* **Stated exercise**
Produce a word-for-word copy of the listing below without its pictures.

* **Supplied information**

◇ ◇ ◇

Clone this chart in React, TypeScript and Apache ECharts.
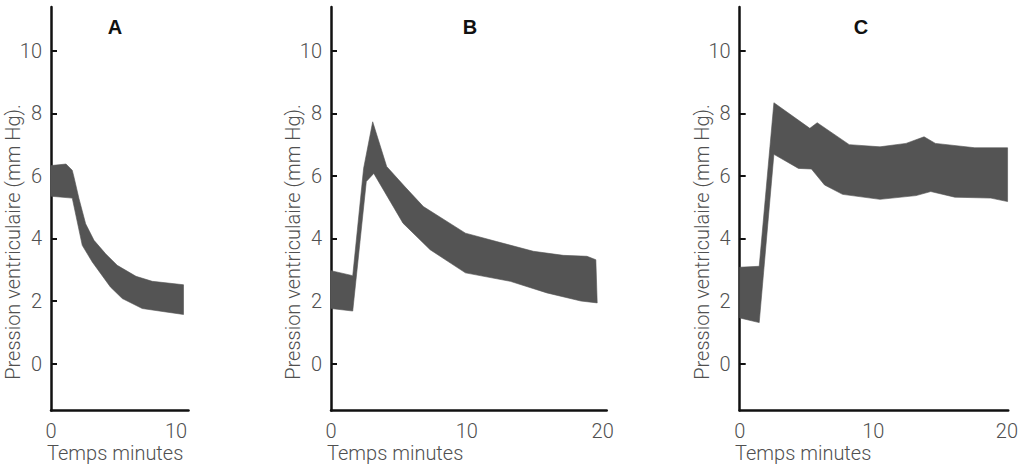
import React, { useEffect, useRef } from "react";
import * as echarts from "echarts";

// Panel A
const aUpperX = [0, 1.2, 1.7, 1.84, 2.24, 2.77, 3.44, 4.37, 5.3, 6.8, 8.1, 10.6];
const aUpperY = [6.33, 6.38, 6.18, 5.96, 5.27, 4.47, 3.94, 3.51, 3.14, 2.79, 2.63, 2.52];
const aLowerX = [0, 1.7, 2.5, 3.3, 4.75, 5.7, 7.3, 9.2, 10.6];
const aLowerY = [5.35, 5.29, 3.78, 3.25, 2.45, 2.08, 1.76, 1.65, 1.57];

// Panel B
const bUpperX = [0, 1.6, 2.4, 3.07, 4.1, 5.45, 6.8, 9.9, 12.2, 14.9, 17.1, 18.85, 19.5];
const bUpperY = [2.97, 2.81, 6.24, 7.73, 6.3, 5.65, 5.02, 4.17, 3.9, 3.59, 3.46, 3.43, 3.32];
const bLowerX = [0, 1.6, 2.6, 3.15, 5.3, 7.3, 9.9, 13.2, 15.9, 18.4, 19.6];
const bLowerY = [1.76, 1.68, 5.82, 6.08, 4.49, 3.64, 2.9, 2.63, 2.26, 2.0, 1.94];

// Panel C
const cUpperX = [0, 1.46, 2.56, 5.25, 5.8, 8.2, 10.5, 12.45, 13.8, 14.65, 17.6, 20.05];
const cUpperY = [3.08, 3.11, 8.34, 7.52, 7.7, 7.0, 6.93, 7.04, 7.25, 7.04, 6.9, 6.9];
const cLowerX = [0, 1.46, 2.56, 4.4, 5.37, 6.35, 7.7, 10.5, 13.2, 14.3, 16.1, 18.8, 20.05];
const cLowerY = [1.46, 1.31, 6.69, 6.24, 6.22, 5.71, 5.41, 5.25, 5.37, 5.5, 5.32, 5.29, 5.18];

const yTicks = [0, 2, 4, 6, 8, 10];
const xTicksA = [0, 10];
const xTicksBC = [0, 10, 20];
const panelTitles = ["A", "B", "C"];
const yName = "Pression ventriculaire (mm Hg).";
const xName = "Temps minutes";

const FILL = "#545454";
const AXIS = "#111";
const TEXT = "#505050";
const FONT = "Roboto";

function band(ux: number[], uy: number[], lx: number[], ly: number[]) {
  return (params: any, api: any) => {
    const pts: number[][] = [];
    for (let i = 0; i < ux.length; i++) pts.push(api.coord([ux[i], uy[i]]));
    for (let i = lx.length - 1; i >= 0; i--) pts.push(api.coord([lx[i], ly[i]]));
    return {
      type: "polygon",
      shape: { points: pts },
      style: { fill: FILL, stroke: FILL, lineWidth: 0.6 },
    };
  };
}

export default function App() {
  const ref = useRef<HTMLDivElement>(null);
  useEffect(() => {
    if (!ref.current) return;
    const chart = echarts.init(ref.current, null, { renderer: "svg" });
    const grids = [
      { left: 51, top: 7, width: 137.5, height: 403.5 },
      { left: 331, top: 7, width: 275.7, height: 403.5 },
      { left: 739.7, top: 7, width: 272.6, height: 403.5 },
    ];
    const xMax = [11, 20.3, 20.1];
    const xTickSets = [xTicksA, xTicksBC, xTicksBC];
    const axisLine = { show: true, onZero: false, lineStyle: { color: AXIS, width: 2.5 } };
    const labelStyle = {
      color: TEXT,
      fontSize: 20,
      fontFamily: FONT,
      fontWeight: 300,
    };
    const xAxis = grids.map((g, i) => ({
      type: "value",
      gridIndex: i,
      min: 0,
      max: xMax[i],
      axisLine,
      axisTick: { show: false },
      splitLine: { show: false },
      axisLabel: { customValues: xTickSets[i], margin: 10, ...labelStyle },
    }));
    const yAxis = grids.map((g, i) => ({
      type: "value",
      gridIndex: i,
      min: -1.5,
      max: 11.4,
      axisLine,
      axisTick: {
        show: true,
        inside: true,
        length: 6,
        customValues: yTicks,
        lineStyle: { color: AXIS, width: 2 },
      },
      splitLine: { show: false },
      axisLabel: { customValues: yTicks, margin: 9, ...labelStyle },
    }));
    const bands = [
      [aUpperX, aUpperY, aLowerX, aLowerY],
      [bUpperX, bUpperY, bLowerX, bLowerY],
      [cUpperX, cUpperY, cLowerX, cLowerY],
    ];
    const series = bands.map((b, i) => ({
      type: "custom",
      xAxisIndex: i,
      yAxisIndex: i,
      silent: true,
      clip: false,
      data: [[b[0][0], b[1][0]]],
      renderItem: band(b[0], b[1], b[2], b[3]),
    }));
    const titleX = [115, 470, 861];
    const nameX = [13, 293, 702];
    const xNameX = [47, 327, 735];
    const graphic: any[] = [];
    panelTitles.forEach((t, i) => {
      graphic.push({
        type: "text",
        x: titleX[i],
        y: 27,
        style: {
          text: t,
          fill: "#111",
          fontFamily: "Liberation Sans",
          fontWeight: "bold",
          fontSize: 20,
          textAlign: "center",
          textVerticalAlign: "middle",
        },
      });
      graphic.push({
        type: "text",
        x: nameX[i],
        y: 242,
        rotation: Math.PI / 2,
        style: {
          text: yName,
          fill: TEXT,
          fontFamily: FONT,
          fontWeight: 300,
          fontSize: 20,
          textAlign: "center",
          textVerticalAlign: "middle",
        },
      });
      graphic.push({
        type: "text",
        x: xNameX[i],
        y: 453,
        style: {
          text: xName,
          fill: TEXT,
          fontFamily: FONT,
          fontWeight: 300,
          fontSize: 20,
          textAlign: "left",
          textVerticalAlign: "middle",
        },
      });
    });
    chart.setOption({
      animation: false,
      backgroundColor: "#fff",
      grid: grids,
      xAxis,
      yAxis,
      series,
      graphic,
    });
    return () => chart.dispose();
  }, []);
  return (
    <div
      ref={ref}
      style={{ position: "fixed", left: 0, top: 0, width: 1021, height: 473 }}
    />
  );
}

◇ ◇ ◇

* **Final result**
Clone this chart in React, TypeScript and Apache ECharts.
import React, { useEffect, useRef } from "react";
import * as echarts from "echarts";

// Panel A
const aUpperX = [0, 1.2, 1.7, 1.84, 2.24, 2.77, 3.44, 4.37, 5.3, 6.8, 8.1, 10.6];
const aUpperY = [6.33, 6.38, 6.18, 5.96, 5.27, 4.47, 3.94, 3.51, 3.14, 2.79, 2.63, 2.52];
const aLowerX = [0, 1.7, 2.5, 3.3, 4.75, 5.7, 7.3, 9.2, 10.6];
const aLowerY = [5.35, 5.29, 3.78, 3.25, 2.45, 2.08, 1.76, 1.65, 1.57];

// Panel B
const bUpperX = [0, 1.6, 2.4, 3.07, 4.1, 5.45, 6.8, 9.9, 12.2, 14.9, 17.1, 18.85, 19.5];
const bUpperY = [2.97, 2.81, 6.24, 7.73, 6.3, 5.65, 5.02, 4.17, 3.9, 3.59, 3.46, 3.43, 3.32];
const bLowerX = [0, 1.6, 2.6, 3.15, 5.3, 7.3, 9.9, 13.2, 15.9, 18.4, 19.6];
const bLowerY = [1.76, 1.68, 5.82, 6.08, 4.49, 3.64, 2.9, 2.63, 2.26, 2.0, 1.94];

// Panel C
const cUpperX = [0, 1.46, 2.56, 5.25, 5.8, 8.2, 10.5, 12.45, 13.8, 14.65, 17.6, 20.05];
const cUpperY = [3.08, 3.11, 8.34, 7.52, 7.7, 7.0, 6.93, 7.04, 7.25, 7.04, 6.9, 6.9];
const cLowerX = [0, 1.46, 2.56, 4.4, 5.37, 6.35, 7.7, 10.5, 13.2, 14.3, 16.1, 18.8, 20.05];
const cLowerY = [1.46, 1.31, 6.69, 6.24, 6.22, 5.71, 5.41, 5.25, 5.37, 5.5, 5.32, 5.29, 5.18];

const yTicks = [0, 2, 4, 6, 8, 10];
const xTicksA = [0, 10];
const xTicksBC = [0, 10, 20];
const panelTitles = ["A", "B", "C"];
const yName = "Pression ventriculaire (mm Hg).";
const xName = "Temps minutes";

const FILL = "#545454";
const AXIS = "#111";
const TEXT = "#505050";
const FONT = "Roboto";

function band(ux: number[], uy: number[], lx: number[], ly: number[]) {
  return (params: any, api: any) => {
    const pts: number[][] = [];
    for (let i = 0; i < ux.length; i++) pts.push(api.coord([ux[i], uy[i]]));
    for (let i = lx.length - 1; i >= 0; i--) pts.push(api.coord([lx[i], ly[i]]));
    return {
      type: "polygon",
      shape: { points: pts },
      style: { fill: FILL, stroke: FILL, lineWidth: 0.6 },
    };
  };
}

export default function App() {
  const ref = useRef<HTMLDivElement>(null);
  useEffect(() => {
    if (!ref.current) return;
    const chart = echarts.init(ref.current, null, { renderer: "svg" });
    const grids = [
      { left: 51, top: 7, width: 137.5, height: 403.5 },
      { left: 331, top: 7, width: 275.7, height: 403.5 },
      { left: 739.7, top: 7, width: 272.6, height: 403.5 },
    ];
    const xMax = [11, 20.3, 20.1];
    const xTickSets = [xTicksA, xTicksBC, xTicksBC];
    const axisLine = { show: true, onZero: false, lineStyle: { color: AXIS, width: 2.5 } };
    const labelStyle = {
      color: TEXT,
      fontSize: 20,
      fontFamily: FONT,
      fontWeight: 300,
    };
    const xAxis = grids.map((g, i) => ({
      type: "value",
      gridIndex: i,
      min: 0,
      max: xMax[i],
      axisLine,
      axisTick: { show: false },
      splitLine: { show: false },
      axisLabel: { customValues: xTickSets[i], margin: 10, ...labelStyle },
    }));
    const yAxis = grids.map((g, i) => ({
      type: "value",
      gridIndex: i,
      min: -1.5,
      max: 11.4,
      axisLine,
      axisTick: {
        show: true,
        inside: true,
        length: 6,
        customValues: yTicks,
        lineStyle: { color: AXIS, width: 2 },
      },
      splitLine: { show: false },
      axisLabel: { customValues: yTicks, margin: 9, ...labelStyle },
    }));
    const bands = [
      [aUpperX, aUpperY, aLowerX, aLowerY],
      [bUpperX, bUpperY, bLowerX, bLowerY],
      [cUpperX, cUpperY, cLowerX, cLowerY],
    ];
    const series = bands.map((b, i) => ({
      type: "custom",
      xAxisIndex: i,
      yAxisIndex: i,
      silent: true,
      clip: false,
      data: [[b[0][0], b[1][0]]],
      renderItem: band(b[0], b[1], b[2], b[3]),
    }));
    const titleX = [115, 470, 861];
    const nameX = [13, 293, 702];
    const xNameX = [47, 327, 735];
    const graphic: any[] = [];
    panelTitles.forEach((t, i) => {
      graphic.push({
        type: "text",
        x: titleX[i],
        y: 27,
        style: {
          text: t,
          fill: "#111",
          fontFamily: "Liberation Sans",
          fontWeight: "bold",
          fontSize: 20,
          textAlign: "center",
          textVerticalAlign: "middle",
        },
      });
      graphic.push({
        type: "text",
        x: nameX[i],
        y: 242,
        rotation: Math.PI / 2,
        style: {
          text: yName,
          fill: TEXT,
          fontFamily: FONT,
          fontWeight: 300,
          fontSize: 20,
          textAlign: "center",
          textVerticalAlign: "middle",
        },
      });
      graphic.push({
        type: "text",
        x: xNameX[i],
        y: 453,
        style: {
          text: xName,
          fill: TEXT,
          fontFamily: FONT,
          fontWeight: 300,
          fontSize: 20,
          textAlign: "left",
          textVerticalAlign: "middle",
        },
      });
    });
    chart.setOption({
      animation: false,
      backgroundColor: "#fff",
      grid: grids,
      xAxis,
      yAxis,
      series,
      graphic,
    });
    return () => chart.dispose();
  }, []);
  return (
    <div
      ref={ref}
      style={{ position: "fixed", left: 0, top: 0, width: 1021, height: 473 }}
    />
  );
}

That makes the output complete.